The studio is located in Red Hook, Brooklyn.
For inquiries about pricing, sales and works, please contact aw@addisonwalz.com. 

The Process

These textiles are hand-woven on an 8-harness Cranbrook Bexell and a jack loom in the AW studio in Red Hook, Brooklyn, using a selection of exceptional cotton, linen, silk, alpaca, wool and mohair yarns, sourced from small-production yarn suppliers.
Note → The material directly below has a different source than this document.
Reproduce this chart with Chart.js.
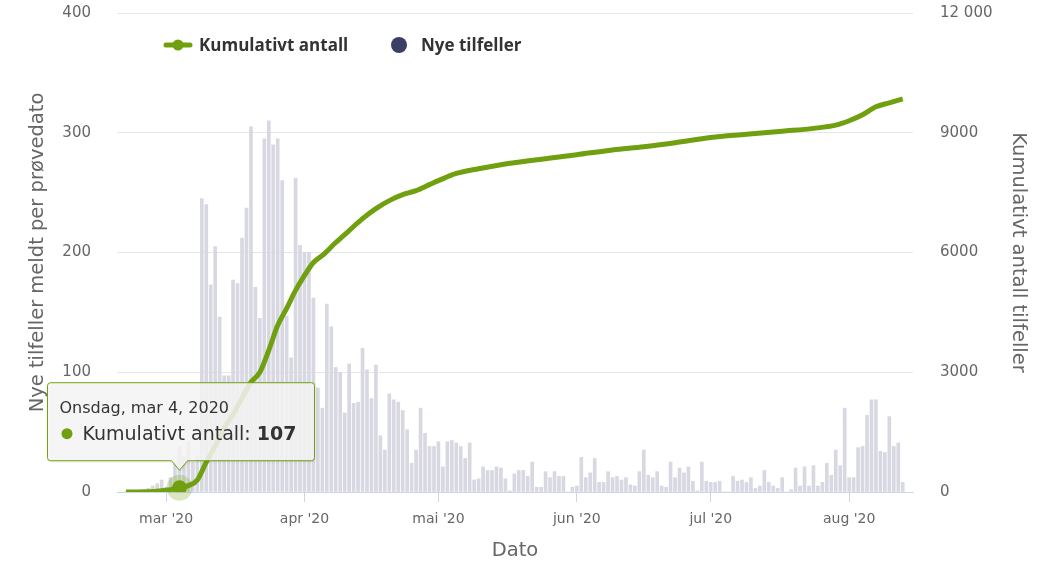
<!DOCTYPE html>
<html>
<head>
<meta charset="utf-8">
<script src="https://cdn.jsdelivr.net/npm/chart.js@4.4.1/dist/chart.umd.min.js"></script>
<style>
html,body{margin:0;padding:0;background:#fff;}
#wrap{width:1046px;height:561px;position:relative;}
</style>
</head>
<body>
<div id="wrap"><canvas id="c" width="1046" height="561"></canvas></div>
<script>
// ---- Data (day index relative to 1 March 2020) ----
const firstDay = -9; // 21 Feb 2020
const febValues = [0,0,0,1,2,3,5,7,10]; // 21-29 Feb
const marValues = [4,12,25,38,30,42,25,30,245,240,173,205,146,97,97,177,174,212,237,305,171,145,295,310,290,295,260,147,112,262,206];
const aprValues = [200,200,162,87,70,157,138,104,100,66,107,74,75,120,102,78,106,47,35,82,77,75,68,52,24,35,70,49,38,38];
const mayValues = [42,21,42,43,41,38,28,41,10,11,21,18,18,21,20,11,1,15,18,18,13,25,4,4,17,12,17,13,13,0,4];
const junValues = [5,29,12,16,28,8,8,17,12,13,10,12,6,5,17,35,14,12,17,5,4,25,12,20,16,21,9,1,25,9];
const julValues = [8,8,9,0,0,13,9,10,8,12,3,5,18,8,5,3,12,0,2,20,5,21,5,22,5,8,24,14,35,22,70];
const augValues = [12,12,37,38,64,77,77,34,33,63,38,41,8];

const cumDays   = [-9,-4,-1,1,3,5,7,9,11,13,15,17,19,21,23,25,27,29,31,33,35,38,41,44,47,50,53,56,59,61,65,70,75,80,85,92,100,107,114,122,130,138,145,150,153,156,159,162,165];
const cumValues = [0,5,30,60,107,160,300,750,1150,1600,1950,2350,2750,3000,3550,4175,4600,5050,5425,5750,5925,6250,6550,6850,7100,7300,7450,7550,7700,7800,7980,8100,8200,8280,8350,8450,8570,8650,8750,8880,8960,9040,9110,9190,9300,9450,9650,9750,9850];

const monthTickDays   = [0,31,61,92,122,153];
const monthTickLabels = ["mar '20","apr '20","mai '20","jun '20","jul '20","aug '20"];
const leftTickValues  = [0,100,200,300,400];
const leftTickLabels  = ['0','100','200','300','400'];
const rightTickValues = [0,3000,6000,9000,12000];
const rightTickLabels = ['0','3000','6000','9000','12 000'];

const tooltipDay = 3;
const tooltipTitle = 'Onsdag, mar 4, 2020';
const seriesNames = ['Kumulativt antall','Nye tilfeller'];
const axisTitles = {x:'Dato', left:'Nye tilfeller meldt per prøvedato', right:'Kumulativt antall tilfeller'};

// ---- Styles ----
const GREEN = '#70a00f';
const BAR = '#d8d8e2';
const NAVY = '#3b3f66';

const newCases = [].concat(febValues, marValues, aprValues, mayValues, junValues, julValues, augValues);
const barData = newCases.map((v,i)=>({x:firstDay+i, y:v}));
const lineData = cumDays.map((d,i)=>({x:d, y:cumValues[i]}));

const legendPlugin = {
  id:'customLegend',
  afterDraw(chart){
    const c = chart.ctx;
    c.save();
    c.strokeStyle = GREEN; c.lineWidth = 5; c.lineCap='round';
    c.beginPath(); c.moveTo(166,45); c.lineTo(190,45); c.stroke();
    c.fillStyle = GREEN; c.beginPath(); c.arc(178,45,5.5,0,Math.PI*2); c.fill();
    c.font = 'bold 17px "Open Sans"'; c.fillStyle = '#333333'; c.textBaseline='middle'; c.textAlign='left';
    c.fillText(chart.data.datasets[0].label, 199, 46);
    c.fillStyle = NAVY; c.beginPath(); c.arc(399,45,8,0,Math.PI*2); c.fill();
    c.fillStyle = '#333333';
    c.fillText(chart.data.datasets[1].label, 421, 46);
    c.restore();
  }
};

const haloPlugin = {
  id:'halo',
  beforeDatasetDraw(chart, args){
    if (args.index !== 0) return;
    const px = chart.scales.x.getPixelForValue(tooltipDay);
    const val = cumValues[cumDays.indexOf(tooltipDay)];
    const py = chart.scales.y2.getPixelForValue(val);
    const c = chart.ctx; c.save();
    c.fillStyle = 'rgba(112,160,15,0.25)';
    c.beginPath(); c.arc(px,py,13,0,Math.PI*2); c.fill();
    c.restore();
  }
};

const tooltipPlugin = {
  id:'staticTooltip',
  afterDraw(chart){
    const c = chart.ctx;
    const px = chart.scales.x.getPixelForValue(tooltipDay);
    const val = cumValues[cumDays.indexOf(tooltipDay)];
    const py = chart.scales.y2.getPixelForValue(val);
    const L = px-132, R = px+135, T = py-105, B = py-27, r = 3;
    const tipY = py-17.5;
    c.save();
    const path = () => {
      c.beginPath();
      c.moveTo(L+r,T); c.lineTo(R-r,T); c.quadraticCurveTo(R,T,R,T+r);
      c.lineTo(R,B-r); c.quadraticCurveTo(R,B,R-r,B);
      c.lineTo(px+8,B); c.lineTo(px,tipY); c.lineTo(px-8,B);
      c.lineTo(L+r,B); c.quadraticCurveTo(L,B,L,B-r);
      c.lineTo(L,T+r); c.quadraticCurveTo(L,T,L+r,T); c.closePath();
    };
    c.shadowColor='rgba(0,0,0,0.12)'; c.shadowOffsetX=1; c.shadowOffsetY=1; c.shadowBlur=3;
    path(); c.fillStyle='rgba(247,247,247,0.85)'; c.fill();
    c.shadowColor='transparent';
    c.lineWidth=1; c.strokeStyle=GREEN; path(); c.stroke();
    c.textBaseline='middle'; c.textAlign='left';
    c.fillStyle='#333333'; c.font='16px "DejaVu Sans"';
    c.fillText(tooltipTitle, L+12, T+26);
    c.fillStyle=GREEN; c.beginPath(); c.arc(L+19.5, T+51, 5.5, 0, Math.PI*2); c.fill();
    c.fillStyle='#333333'; c.font='19px "DejaVu Sans"';
    const lab = seriesNames[0] + ': ';
    c.fillText(lab, L+35, T+52);
    const w = c.measureText(lab).width;
    c.font='bold 19px "DejaVu Sans"';
    c.fillText(String(val), L+35+w, T+52);
    c.restore();
  }
};

new Chart(document.getElementById('c'), {
  data:{
    datasets:[
      {type:'line', label:seriesNames[0], data:lineData, yAxisID:'y2', borderColor:GREEN, borderWidth:5,
       backgroundColor:GREEN, cubicInterpolationMode:'monotone', order:0,
       pointRadius:(ctx)=> (ctx.raw && ctx.raw.x===tooltipDay) ? 7.5 : 0,
       pointBackgroundColor:GREEN, pointBorderWidth:0, pointHoverRadius:0},
      {type:'bar', label:seriesNames[1], data:barData, yAxisID:'y', backgroundColor:BAR,
       borderWidth:0, barThickness:3, order:1}
    ]
  },
  options:{
    responsive:false, animation:false, events:[],
    layout:{padding:{top:13,left:0,right:0,bottom:0}},
    plugins:{legend:{display:false}, tooltip:{enabled:false}},
    scales:{
      x:{type:'linear', min:-11, max:167.3, offset:false,
        afterBuildTicks:(s)=>{ s.ticks = monthTickDays.map(v=>({value:v})); },
        afterFit:(s)=>{ s.height = 69; },
        ticks:{callback:(v,i)=>monthTickLabels[i], color:'#666666', font:{family:'DejaVu Sans', size:14}, padding:9, maxRotation:0, autoSkip:false},
        grid:{offset:false, drawOnChartArea:false, drawTicks:true, tickLength:10, color:'#ccd6eb'},
        border:{color:'#ccd6eb', width:1},
        title:{display:true, text:axisTitles.x, color:'#666666', font:{family:'DejaVu Sans', size:19.5, lineHeight:1.0}, padding:{top:0,bottom:0}}
      },
      y:{position:'left', min:0, max:400,
        afterBuildTicks:(s)=>{ s.ticks = leftTickValues.map(v=>({value:v})); },
        afterFit:(s)=>{ s.width = 117; },
        ticks:{callback:(v,i)=>leftTickLabels[i], color:'#666666', font:{family:'DejaVu Sans', size:15}, padding:2},
        grid:{drawTicks:true, tickLength:24, tickColor:'rgba(0,0,0,0)', color:(c)=> (c.tick && c.tick.value===0) ? 'rgba(0,0,0,0)' : '#e6e6e6'},
        border:{display:false},
        title:{display:true, text:axisTitles.left, color:'#666666', font:{family:'DejaVu Sans', size:19.5, lineHeight:1.2}, padding:{top:26,bottom:0}}
      },
      y2:{position:'right', min:0, max:12000,
        afterBuildTicks:(s)=>{ s.ticks = rightTickValues.map(v=>({value:v})); },
        afterFit:(s)=>{ s.width = 133; },
        ticks:{callback:(v,i)=>rightTickLabels[i], color:'#666666', font:{family:'DejaVu Sans', size:15}, padding:2},
        grid:{drawOnChartArea:false, drawTicks:true, tickLength:25, tickColor:'rgba(0,0,0,0)'},
        border:{display:false},
        title:{display:true, text:axisTitles.right, color:'#666666', font:{family:'DejaVu Sans', size:19.5, lineHeight:1.2}, padding:{top:16,bottom:0}}
      }
    }
  },
  plugins:[haloPlugin, legendPlugin, tooltipPlugin]
});
</script>
</body>
</html>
Each piece is conceived and created with a deep love of the hand and its labor: of the quotidian, tradition, experimentation and utility.
The intersection of the warp with the weft dictates the weave structure of the fabric. I wind thousands of threads, many yards at a time, onto the loom. These threads are passed into tiny heddles on each shaft to maintain the order of the threads in the pattern, and then tied onto the cloth beam. The process of dressing the loom is meditative and takes many hours. This step requires great attention, as it will allow an easy weaving process and good tension, paramount to quality cloth. At this point, the act of weaving may begin. I weave long panels, one warp at a time. Once all the threads have been interwoven until the end of the warp, the cloth is cut off the loom.

Based on my knowledge of the materials and my intuition about the final piece, most are colored with natural dyes, by boiling natural materials in water to extract their essential colors. Each panel is dyed separately and then gently washed by hand, so as to not disturb the wool by agitation, and then dried flat. Finally, I finish each piece by hand, stitching multiple panels together and either hemming or twisting fringes.

Small irregularities are to be expected with such a complex manual process and define the beautiful nature of the hand made. I see these as unique characteristics, giving life to each textile.